TASK —
Without the pictures, please reproduce only the lines from the one with "Recreate this image" through the one with "var yTicks = [0, 10, 20, 30, 40];", both included.

+--

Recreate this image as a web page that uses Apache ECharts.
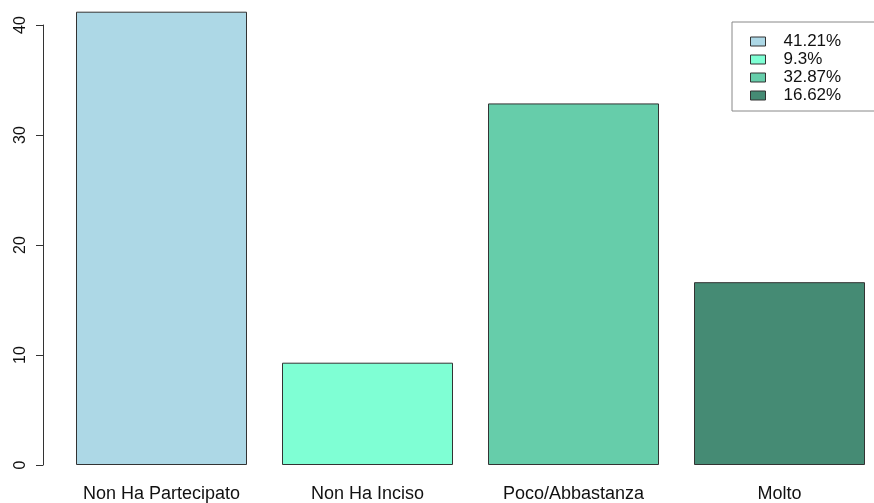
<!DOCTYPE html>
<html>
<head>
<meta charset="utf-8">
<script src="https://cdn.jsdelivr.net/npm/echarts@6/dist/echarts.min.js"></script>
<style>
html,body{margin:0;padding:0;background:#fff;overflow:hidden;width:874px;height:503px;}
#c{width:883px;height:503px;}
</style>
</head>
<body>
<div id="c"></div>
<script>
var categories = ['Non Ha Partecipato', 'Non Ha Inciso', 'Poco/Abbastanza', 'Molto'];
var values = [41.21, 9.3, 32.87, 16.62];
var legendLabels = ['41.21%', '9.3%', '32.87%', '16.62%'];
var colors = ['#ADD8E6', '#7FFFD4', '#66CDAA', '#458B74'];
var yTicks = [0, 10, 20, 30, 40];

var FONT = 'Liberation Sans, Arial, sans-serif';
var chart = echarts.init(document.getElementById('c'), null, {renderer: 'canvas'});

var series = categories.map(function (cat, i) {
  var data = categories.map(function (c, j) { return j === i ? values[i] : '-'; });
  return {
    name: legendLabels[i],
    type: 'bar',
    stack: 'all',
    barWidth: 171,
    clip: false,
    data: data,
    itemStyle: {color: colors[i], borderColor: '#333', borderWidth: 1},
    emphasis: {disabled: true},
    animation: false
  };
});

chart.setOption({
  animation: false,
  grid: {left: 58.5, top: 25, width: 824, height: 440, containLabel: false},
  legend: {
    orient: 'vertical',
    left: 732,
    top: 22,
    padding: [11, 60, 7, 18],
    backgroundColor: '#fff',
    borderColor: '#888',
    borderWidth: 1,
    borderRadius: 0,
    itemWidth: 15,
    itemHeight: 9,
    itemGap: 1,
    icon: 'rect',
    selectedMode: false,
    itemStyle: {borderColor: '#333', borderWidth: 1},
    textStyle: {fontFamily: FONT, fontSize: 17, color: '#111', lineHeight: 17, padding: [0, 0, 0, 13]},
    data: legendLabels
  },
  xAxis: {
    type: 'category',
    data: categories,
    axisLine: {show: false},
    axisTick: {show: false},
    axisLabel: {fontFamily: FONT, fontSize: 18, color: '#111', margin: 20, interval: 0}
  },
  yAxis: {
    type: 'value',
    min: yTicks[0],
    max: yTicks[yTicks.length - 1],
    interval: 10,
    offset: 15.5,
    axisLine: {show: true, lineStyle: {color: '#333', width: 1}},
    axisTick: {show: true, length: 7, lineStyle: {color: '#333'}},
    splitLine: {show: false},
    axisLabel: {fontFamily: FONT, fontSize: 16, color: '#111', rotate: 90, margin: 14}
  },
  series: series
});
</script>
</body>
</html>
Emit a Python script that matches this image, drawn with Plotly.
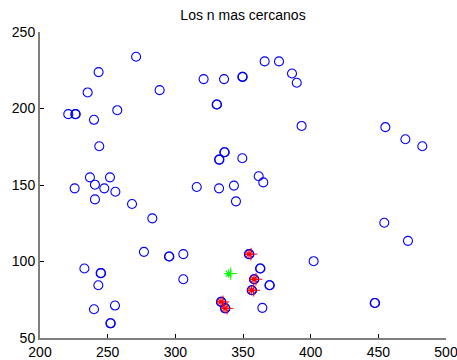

+--

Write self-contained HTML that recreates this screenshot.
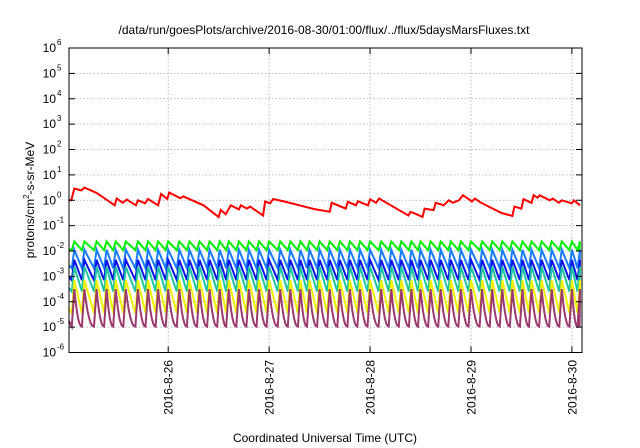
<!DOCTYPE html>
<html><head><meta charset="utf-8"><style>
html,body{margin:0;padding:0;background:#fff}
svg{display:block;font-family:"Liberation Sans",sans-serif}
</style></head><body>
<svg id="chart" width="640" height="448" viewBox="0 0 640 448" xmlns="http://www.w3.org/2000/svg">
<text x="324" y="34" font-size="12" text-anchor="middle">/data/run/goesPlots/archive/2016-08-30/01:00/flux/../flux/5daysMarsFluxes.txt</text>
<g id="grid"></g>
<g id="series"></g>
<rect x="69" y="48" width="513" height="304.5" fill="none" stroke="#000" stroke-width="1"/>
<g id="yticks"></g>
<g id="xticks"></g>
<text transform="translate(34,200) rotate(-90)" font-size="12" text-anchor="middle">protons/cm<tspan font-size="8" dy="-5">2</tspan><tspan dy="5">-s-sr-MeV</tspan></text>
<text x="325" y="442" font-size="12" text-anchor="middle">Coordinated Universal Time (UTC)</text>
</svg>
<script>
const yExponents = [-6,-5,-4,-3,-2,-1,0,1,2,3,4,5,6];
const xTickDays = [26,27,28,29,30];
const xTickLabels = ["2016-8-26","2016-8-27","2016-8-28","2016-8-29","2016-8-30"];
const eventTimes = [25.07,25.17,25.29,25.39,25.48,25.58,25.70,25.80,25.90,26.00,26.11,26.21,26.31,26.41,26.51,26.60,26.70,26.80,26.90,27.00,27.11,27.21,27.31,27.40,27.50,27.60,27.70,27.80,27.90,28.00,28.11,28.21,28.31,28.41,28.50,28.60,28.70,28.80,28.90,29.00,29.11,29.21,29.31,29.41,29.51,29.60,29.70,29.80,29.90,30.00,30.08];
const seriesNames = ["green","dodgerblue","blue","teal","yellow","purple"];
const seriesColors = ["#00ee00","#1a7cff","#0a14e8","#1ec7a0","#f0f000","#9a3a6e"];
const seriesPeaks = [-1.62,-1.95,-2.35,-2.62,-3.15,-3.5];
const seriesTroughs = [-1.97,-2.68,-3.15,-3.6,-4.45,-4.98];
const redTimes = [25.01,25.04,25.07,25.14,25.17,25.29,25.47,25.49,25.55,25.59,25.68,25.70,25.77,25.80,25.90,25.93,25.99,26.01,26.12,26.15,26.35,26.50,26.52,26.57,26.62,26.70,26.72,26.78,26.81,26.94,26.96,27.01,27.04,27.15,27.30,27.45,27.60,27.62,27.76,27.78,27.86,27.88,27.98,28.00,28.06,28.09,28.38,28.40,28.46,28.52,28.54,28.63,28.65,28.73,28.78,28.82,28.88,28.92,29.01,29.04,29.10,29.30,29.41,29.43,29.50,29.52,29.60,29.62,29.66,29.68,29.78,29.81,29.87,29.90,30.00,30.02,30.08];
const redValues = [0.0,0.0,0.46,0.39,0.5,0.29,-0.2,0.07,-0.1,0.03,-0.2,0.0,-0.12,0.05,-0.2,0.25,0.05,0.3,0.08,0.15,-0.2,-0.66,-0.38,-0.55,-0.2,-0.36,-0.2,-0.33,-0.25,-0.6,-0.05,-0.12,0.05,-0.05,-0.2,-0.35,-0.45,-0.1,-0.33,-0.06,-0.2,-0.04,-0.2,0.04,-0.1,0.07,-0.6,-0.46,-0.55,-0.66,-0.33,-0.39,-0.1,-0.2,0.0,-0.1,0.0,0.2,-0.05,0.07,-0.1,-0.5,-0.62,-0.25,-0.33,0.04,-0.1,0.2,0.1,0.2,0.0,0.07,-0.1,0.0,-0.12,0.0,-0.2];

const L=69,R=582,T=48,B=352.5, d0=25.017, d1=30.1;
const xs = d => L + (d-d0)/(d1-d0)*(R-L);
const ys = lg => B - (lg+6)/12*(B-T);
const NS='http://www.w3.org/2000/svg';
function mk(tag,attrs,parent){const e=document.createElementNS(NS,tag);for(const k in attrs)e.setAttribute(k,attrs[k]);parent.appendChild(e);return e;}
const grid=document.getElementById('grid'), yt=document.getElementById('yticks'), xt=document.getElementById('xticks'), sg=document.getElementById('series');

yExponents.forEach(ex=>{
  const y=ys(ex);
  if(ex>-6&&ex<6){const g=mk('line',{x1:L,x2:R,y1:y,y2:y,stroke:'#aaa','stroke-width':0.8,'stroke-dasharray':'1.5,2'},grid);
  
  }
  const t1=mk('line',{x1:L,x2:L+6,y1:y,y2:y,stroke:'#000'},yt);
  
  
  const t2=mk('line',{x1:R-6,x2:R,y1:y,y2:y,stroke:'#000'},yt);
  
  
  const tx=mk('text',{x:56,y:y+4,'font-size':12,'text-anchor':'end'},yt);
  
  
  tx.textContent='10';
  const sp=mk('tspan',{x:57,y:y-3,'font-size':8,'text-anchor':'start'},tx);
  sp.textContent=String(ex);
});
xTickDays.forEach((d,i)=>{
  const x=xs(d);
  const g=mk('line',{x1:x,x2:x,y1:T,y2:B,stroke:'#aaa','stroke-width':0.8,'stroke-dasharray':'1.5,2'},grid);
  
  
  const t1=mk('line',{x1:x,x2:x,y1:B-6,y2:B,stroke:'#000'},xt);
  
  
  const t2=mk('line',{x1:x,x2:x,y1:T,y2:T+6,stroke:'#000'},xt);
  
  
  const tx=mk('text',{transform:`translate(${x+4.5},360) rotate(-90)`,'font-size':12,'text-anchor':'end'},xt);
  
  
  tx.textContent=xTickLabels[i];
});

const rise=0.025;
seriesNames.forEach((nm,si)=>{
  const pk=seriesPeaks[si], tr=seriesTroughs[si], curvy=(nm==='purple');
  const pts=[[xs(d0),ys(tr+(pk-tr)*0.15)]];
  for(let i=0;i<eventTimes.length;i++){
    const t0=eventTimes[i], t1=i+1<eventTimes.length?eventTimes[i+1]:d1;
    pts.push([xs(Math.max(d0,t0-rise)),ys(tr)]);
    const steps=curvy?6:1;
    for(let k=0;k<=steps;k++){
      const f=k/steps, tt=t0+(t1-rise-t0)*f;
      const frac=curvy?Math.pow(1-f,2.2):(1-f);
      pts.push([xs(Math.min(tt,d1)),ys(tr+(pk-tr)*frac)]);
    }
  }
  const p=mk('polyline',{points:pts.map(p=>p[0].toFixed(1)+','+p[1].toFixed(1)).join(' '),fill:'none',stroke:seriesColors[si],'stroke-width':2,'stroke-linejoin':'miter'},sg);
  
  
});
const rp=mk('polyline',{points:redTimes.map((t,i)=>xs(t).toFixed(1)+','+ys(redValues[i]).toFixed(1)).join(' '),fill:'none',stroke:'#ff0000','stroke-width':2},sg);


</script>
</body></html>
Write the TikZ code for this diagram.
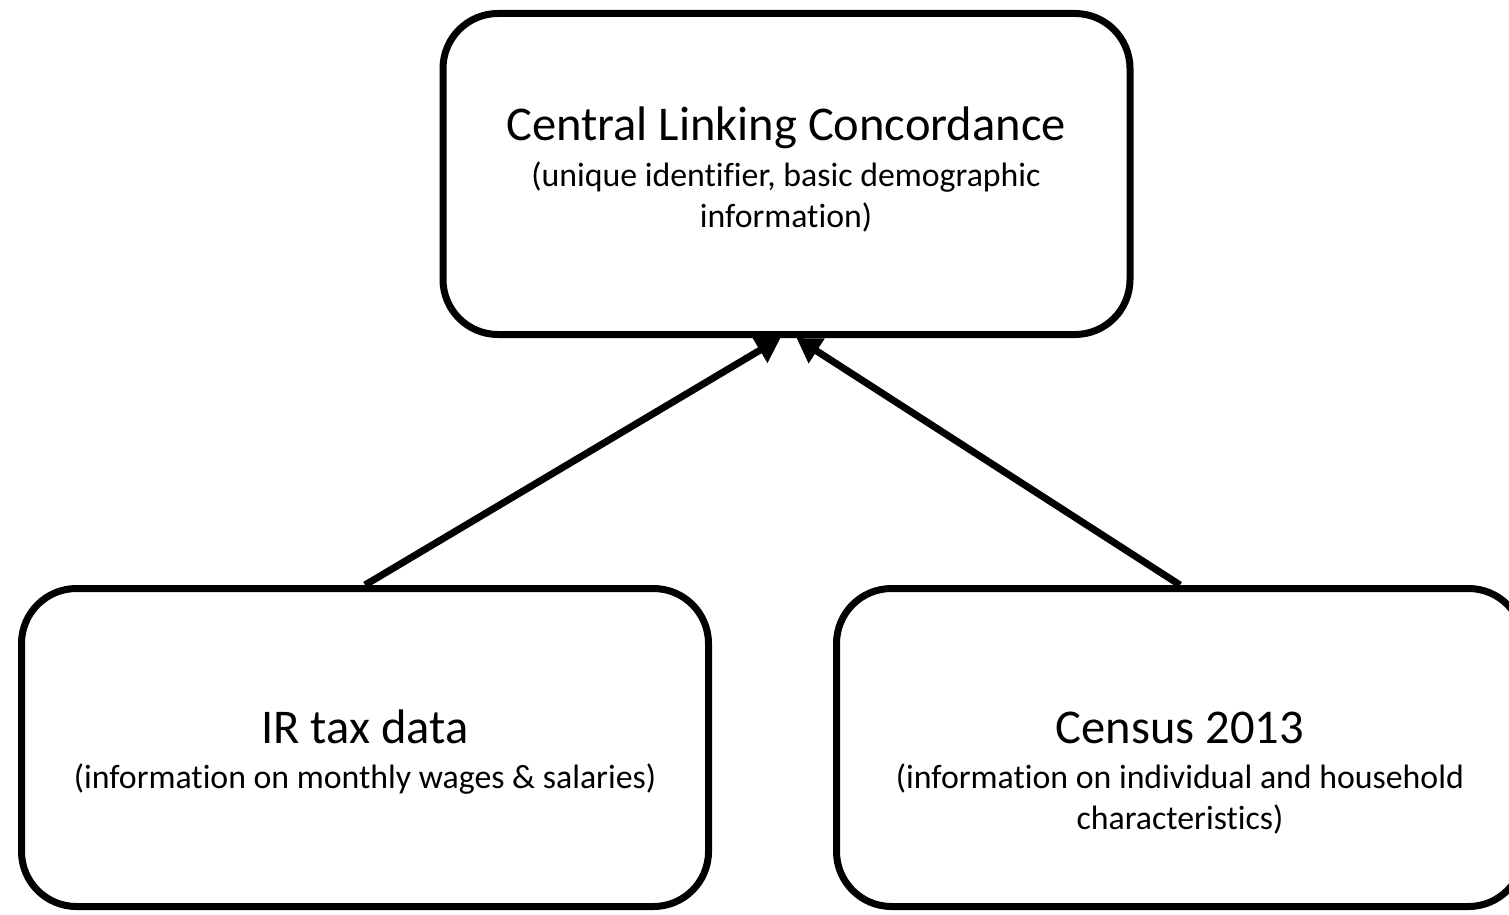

+--

WRITTEN SOLUTION —
Recreate this image as a web page that uses Apache ECharts.
<!DOCTYPE html>
<html>
<head>
<meta charset="utf-8">
<script src="https://cdn.jsdelivr.net/npm/echarts@6/dist/echarts.min.js"></script>
<style>
html,body{margin:0;padding:0;background:#fff;overflow:hidden;width:874px;height:503px;}
#c{width:883px;height:503px;}
</style>
</head>
<body>
<div id="c"></div>
<script>
var categories = ['Non Ha Partecipato', 'Non Ha Inciso', 'Poco/Abbastanza', 'Molto'];
var values = [41.21, 9.3, 32.87, 16.62];
var legendLabels = ['41.21%', '9.3%', '32.87%', '16.62%'];
var colors = ['#ADD8E6', '#7FFFD4', '#66CDAA', '#458B74'];
var yTicks = [0, 10, 20, 30, 40];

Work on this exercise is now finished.